The Ranger was widely reckoned to be the poor relation among the classes in 5e, and received an Unearthed Arcana tweak to try to improve matters. How well have they addressed this in this playtest?
First, the things that are (effectively) the same. Hit Dice are still 1d10+CON. Saving throws are still Strength + Dexterity. Like the Bard, they make a suggestion of Skills – Athletics, Stealth and Survival in this case – but you’re free to choose from the same set. Weapons are still Simple Weapons and Martial Weapons, and Armour Training is still light and medium armour and shields. “Ranger Archetype” is now listed as “Ranger Subclass” but is still the same. The Extra Attack at level 5 is unchanged.
So, what’s different? Well, this has definitely had more of a rewrite. First the tweaks:
- It has been given two primary abilities of Dexterity and Wisdom
- The Ranger now gets Cantrips, 2 first level spells at level 1 and, as with the bard, the spells which can be prepared match the spell slots (although the spell slot allocation otherwise remains the same)
- Again, the starting equipment removes the choices and just chooses Explorer’s Pack (no more Dungeoneer’s pack), studded leather armour instead of the previous choices of scale mail or leather, and only one Shortsword, plus a scimitar, to go along with the longbow and quiver of 20 arrows. It also adds 8gp, and if you choose to buy your own equipment, you get a flat 150gp instead of the previous 5d4x10 (50-200, average 125)
- The Ranger now gets Expertise at level 1
- The additional Subclass features come at levels 6, 10 and 14 to match the other classes
- Fighting Style loses Duelling, but does add Fighting Style Feats which appear to be otherwise restricted to Warrior classes.

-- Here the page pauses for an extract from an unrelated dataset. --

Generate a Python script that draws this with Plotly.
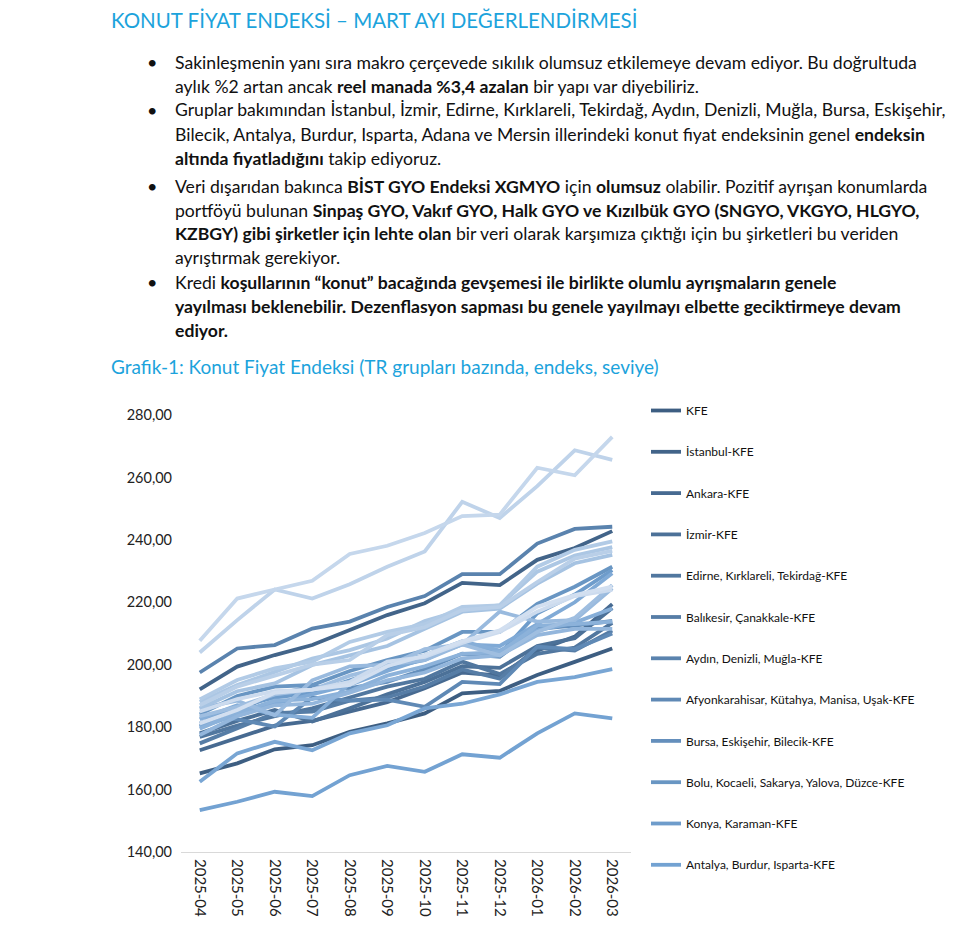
import plotly.graph_objects as go

months = ["2025-04", "2025-05", "2025-06", "2025-07", "2025-08", "2025-09",
          "2025-10", "2025-11", "2025-12", "2026-01", "2026-02", "2026-03"]

names = [
    "KFE", "İstanbul-KFE", "Ankara-KFE", "İzmir-KFE",
    "Edirne, Kırklareli, Tekirdağ-KFE", "Balıkesir, Çanakkale-KFE",
    "Aydın, Denizli, Muğla-KFE", "Afyonkarahisar, Kütahya, Manisa, Uşak-KFE",
    "Bursa, Eskişehir, Bilecik-KFE", "Bolu, Kocaeli, Sakarya, Yalova, Düzce-KFE",
    "Konya, Karaman-KFE", "Antalya, Burdur, Isparta-KFE",
    "Adana, Mersin-KFE", "Hatay, Kahramanmaraş, Osmaniye-KFE",
    "Kırıkkale, Aksaray, Niğde, Nevşehir, Kırşehir-KFE", "Kayseri, Sivas, Yozgat-KFE",
    "Zonguldak, Karabük, Bartın-KFE", "Kastamonu, Çankırı, Sinop-KFE",
    "Samsun, Tokat, Çorum, Amasya-KFE", "Trabzon, Ordu, Giresun, Rize, Artvin, Gümüşhane-KFE",
    "Erzurum, Erzincan, Bayburt-KFE", "Ağrı, Kars, Iğdır, Ardahan-KFE",
    "Malatya, Elazığ, Bingöl, Tunceli-KFE", "Van, Muş, Bitlis, Hakkari-KFE",
    "Gaziantep, Adıyaman, Kilis-KFE", "Şanlıurfa, Diyarbakır-KFE",
    "Mardin, Batman, Şırnak, Siirt-KFE",
]

s00 = [165.2, 168.4, 172.9, 174.2, 178.5, 181.2, 184.4, 190.8, 191.6, 196.7, 200.9, 205.2]
s01 = [192.1, 199.4, 203.1, 206.3, 211.1, 215.9, 219.7, 226.2, 225.5, 233.6, 237.4, 242.8]
s02 = [172.6, 176.5, 180.5, 182.0, 185.0, 188.0, 192.5, 197.5, 196.5, 204.5, 209.0, 219.4]
s03 = [178.0, 182.0, 185.5, 181.8, 186.0, 190.5, 194.5, 199.5, 199.0, 206.0, 208.5, 218.2]
s04 = [176.9, 180.5, 183.5, 186.0, 189.5, 193.0, 195.5, 201.0, 197.0, 203.5, 205.5, 213.4]
s05 = [174.8, 179.5, 184.5, 185.0, 188.5, 189.5, 193.0, 198.5, 195.5, 205.5, 204.5, 210.9]
s06 = [197.5, 205.2, 206.3, 211.6, 213.8, 218.5, 222.0, 229.0, 229.0, 238.8, 243.5, 244.2]
s07 = [183.3, 182.5, 180.2, 189.5, 188.5, 188.8, 186.5, 194.5, 193.8, 205.8, 205.0, 210.0]
s08 = [180.3, 185.2, 190.5, 193.0, 192.5, 194.5, 198.5, 203.5, 202.5, 211.5, 212.5, 214.0]
s09 = [184.1, 190.0, 193.0, 193.5, 198.0, 201.5, 204.5, 210.5, 210.5, 219.5, 225.0, 231.4]
s10 = [181.2, 186.5, 189.5, 191.0, 195.0, 199.0, 201.5, 207.0, 203.5, 216.5, 222.5, 230.3]
s11 = [153.4, 156.1, 159.3, 157.9, 164.6, 167.6, 165.7, 171.3, 170.2, 178.0, 184.4, 182.8]
s12 = [162.5, 171.6, 175.3, 172.6, 178.0, 180.6, 186.0, 187.5, 190.5, 194.5, 196.0, 198.6]
s13 = [180.0, 184.0, 187.5, 190.5, 193.5, 198.0, 202.0, 206.5, 206.0, 213.0, 220.0, 229.3]
s14 = [182.5, 187.0, 184.0, 183.0, 194.0, 200.5, 203.0, 207.5, 204.5, 211.0, 213.5, 218.0]
s15 = [179.5, 184.5, 188.5, 189.0, 191.5, 196.5, 199.5, 203.5, 204.0, 212.5, 213.0, 213.8]
s16 = [177.5, 183.5, 187.0, 187.5, 191.0, 195.0, 197.5, 202.0, 203.0, 209.5, 211.5, 211.5]
s17 = [186.0, 188.5, 183.8, 195.0, 199.5, 200.0, 201.5, 206.5, 217.0, 213.8, 214.3, 224.5]
s18 = [183.5, 186.5, 190.5, 192.0, 196.5, 199.5, 205.0, 206.5, 203.0, 210.5, 215.0, 225.5]
s19 = [186.0, 191.5, 194.0, 199.9, 203.0, 206.0, 211.5, 217.0, 218.0, 226.0, 232.5, 235.2]
s20 = [188.1, 193.5, 197.7, 202.0, 204.7, 208.4, 214.0, 217.5, 219.1, 229.8, 235.0, 237.7]
s21 = [188.9, 195.1, 198.8, 201.0, 207.3, 210.5, 213.0, 218.5, 219.0, 231.4, 236.8, 239.5]
s22 = [187.0, 193.0, 196.5, 200.0, 201.5, 209.5, 212.0, 217.5, 218.5, 226.5, 234.0, 236.5]
s23 = [203.9, 214.3, 224.1, 221.2, 225.8, 231.4, 236.3, 252.2, 247.0, 257.2, 268.7, 265.6]
s24 = [207.7, 221.2, 224.1, 226.9, 235.5, 238.1, 242.2, 247.6, 248.1, 263.1, 260.7, 273.0]
s25 = [185.0, 189.0, 191.5, 192.0, 194.5, 201.0, 202.5, 207.0, 210.5, 217.0, 222.0, 224.0]
s26 = [181.2, 185.5, 191.0, 192.0, 193.5, 199.5, 203.0, 207.5, 211.0, 218.6, 222.3, 225.0]

series = [s00, s01, s02, s03, s04, s05, s06, s07, s08, s09, s10, s11, s12, s13,
          s14, s15, s16, s17, s18, s19, s20, s21, s22, s23, s24, s25, s26]

legend_count = 12


def lerp(c1, c2, t):
    return tuple(round(a + (b - a) * t) for a, b in zip(c1, c2))


dark = (61, 94, 130)
mid = (115, 162, 210)
light = (210, 223, 240)
colors = []
n = len(series)
for i in range(n):
    if i <= 11:
        c = lerp(dark, mid, i / 11)
    else:
        c = lerp(mid, light, (i - 11) / (n - 1 - 11))
    colors.append("rgb(%d,%d,%d)" % c)

fig = go.Figure()
for i, (nm, vals) in enumerate(zip(names, series)):
    fig.add_trace(go.Scatter(
        x=months, y=vals, mode="lines", name=nm,
        line=dict(color=colors[i], width=3.8),
        showlegend=i < legend_count,
        legendgroup="g%d" % i,
    ))

FONT = "Lato"
# page has an 8px body margin; figure sized to fit inside the window
W, H = 961, 922
ML, MR, MT, MB = 173, 338, 407, 78
PW = W - ML - MR
PH = H - MT - MB
OFF = 8


def px(x):
    return (x - OFF - ML) / PW


def py(y):
    return (H - MB - (y - OFF)) / PH


title_color = "#1CA3DC"
text_color = "#111111"

annotations = []
annotations.append(dict(text="KONUT FİYAT ENDEKSİ – MART AYI DEĞERLENDİRMESİ",
                        x=px(109), y=py(20), xref="paper", yref="paper",
                        xanchor="left", yanchor="middle", showarrow=False,
                        font=dict(family=FONT, size=20.5, color=title_color)))

body_lines = [
    (62, True, "Sakinleşmenin yanı sıra makro çerçevede sıkılık olumsuz etkilemeye devam ediyor. Bu doğrultuda"),
    (86, False, "aylık %2 artan ancak <b>reel manada %3,4 azalan</b> bir yapı var diyebiliriz."),
    (110, True, "Gruplar bakımından İstanbul, İzmir, Edirne, Kırklareli, Tekirdağ, Aydın, Denizli, Muğla, Bursa, Eskişehir,"),
    (134, False, "Bilecik, Antalya, Burdur, Isparta, Adana ve Mersin illerindeki konut fiyat endeksinin genel <b>endeksin</b>"),
    (158, False, "<b>altında fiyatladığını</b> takip ediyoruz."),
    (186, True, "Veri dışarıdan bakınca <b>BİST GYO Endeksi XGMYO</b> için <b>olumsuz</b> olabilir. Pozitif ayrışan konumlarda"),
    (210, False, "portföyü bulunan <b>Sinpaş GYO, Vakıf GYO, Halk GYO ve Kızılbük GYO (SNGYO, VKGYO, HLGYO,</b>"),
    (234, False, "<b>KZBGY) gibi şirketler için lehte olan</b> bir veri olarak karşımıza çıktığı için bu şirketleri bu veriden"),
    (258, False, "ayrıştırmak gerekiyor."),
    (282, True, "Kredi <b>koşullarının “konut” bacağında gevşemesi ile birlikte olumlu ayrışmaların genele</b>"),
    (306, False, "<b>yayılması beklenebilir. Dezenflasyon sapması bu genele yayılmayı elbette geciktirmeye devam</b>"),
    (330, False, "<b>ediyor.</b>"),
]
for yy, bullet, txt in body_lines:
    if bullet:
        annotations.append(dict(text="•", x=px(145), y=py(yy), xref="paper", yref="paper",
                                xanchor="left", yanchor="middle", showarrow=False,
                                font=dict(family=FONT, size=18, color=text_color)))
    annotations.append(dict(text=txt, x=px(173), y=py(yy), xref="paper", yref="paper",
                            xanchor="left", yanchor="middle", showarrow=False,
                            font=dict(family=FONT, size=17.6, color=text_color)))

annotations.append(dict(text="Grafik-1: Konut Fiyat Endeksi (TR grupları bazında, endeks, seviye)",
                        x=px(109), y=py(367), xref="paper", yref="paper",
                        xanchor="left", yanchor="middle", showarrow=False,
                        font=dict(family=FONT, size=19, color=title_color)))

fig.update_layout(
    width=W, height=H,
    margin=dict(l=ML, r=MR, t=MT, b=MB),
    paper_bgcolor="white", plot_bgcolor="white",
    font=dict(family=FONT, color="#222222"),
    annotations=annotations,
    legend=dict(x=px(646), y=py(396), xanchor="left", yanchor="top",
                font=dict(family=FONT, size=12, color="#111111"),
                tracegroupgap=22.3, bgcolor="rgba(0,0,0,0)", maxheight=700),
    xaxis=dict(type="category", range=[-0.5, 11.5], tickangle=90,
               showgrid=False, showline=True, linecolor="#d9d9d9", linewidth=1,
               ticks="", ticklabelstandoff=3,
               tickfont=dict(family=FONT, size=15, color="#222222")),
    yaxis=dict(range=[140, 280], dtick=20, tickformat=".2f",
               showgrid=False, zeroline=False, showline=False, ticks="",
               ticklabelstandoff=8,
               tickfont=dict(family=FONT, size=14.5, color="#222222")),
    separators=",.",
)

fig.write_html("out.html")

- Foe Slayer moves to level 18 and increases the Hunter’s Mark damage die to a 1d10 rather than boosting the attack/damage roll; this makes way for an Epic Boon at level 20
- Hunter’s Prey is just the Colossus Slayer option of the previous Hunter subclass. Similarly, Superior Hunter’s Defence is just the Uncanny Dodge option of the previous Hunter subclass
- The Hunter’s Multi-attack moves to level 10, and becomes the spell Conjure Barrage rather than Volley or Whirlwind Attack
Now the things which really change the flavour of a ranger:
- Favoured Enemy now becomes an enhanced Hunter’s Mark, which is always prepared and doesn’t require concentration to maintain
- Natural Explorer is removed completely, as are Hide in Plain Sight and Vanish
- Roving is added at level 7 – speed increased 10’ when not wearing heavy armour, plus climb and swim speeds
- Tireless is added at level 11 – a pool of 1d8+proficiency bonus temporary hit points, and a Short Rest is sufficient to reduce 1 level of exhaustion
- Nature’s Veil is added at level 13 – the ability to expend a spell slot to become Invisible as a bonus action until the end of the next turn; presumably this is a replacement for Vanish
- Feral Senses moves to level 15 (from 18) and becomes explicitly Blindsight
- Defensive Tactics is gone; in its place is Hunter’s Lore – while a creature is marked by the Ranger’s Hunter’s Mark, they know about its Immunities, Resistances and Vulnerabilities; this is a nice flavourful change
I feel these updates change the character of the Ranger class. Gone is the expert in the wilderness, replaced by a tireless, relentless hunter.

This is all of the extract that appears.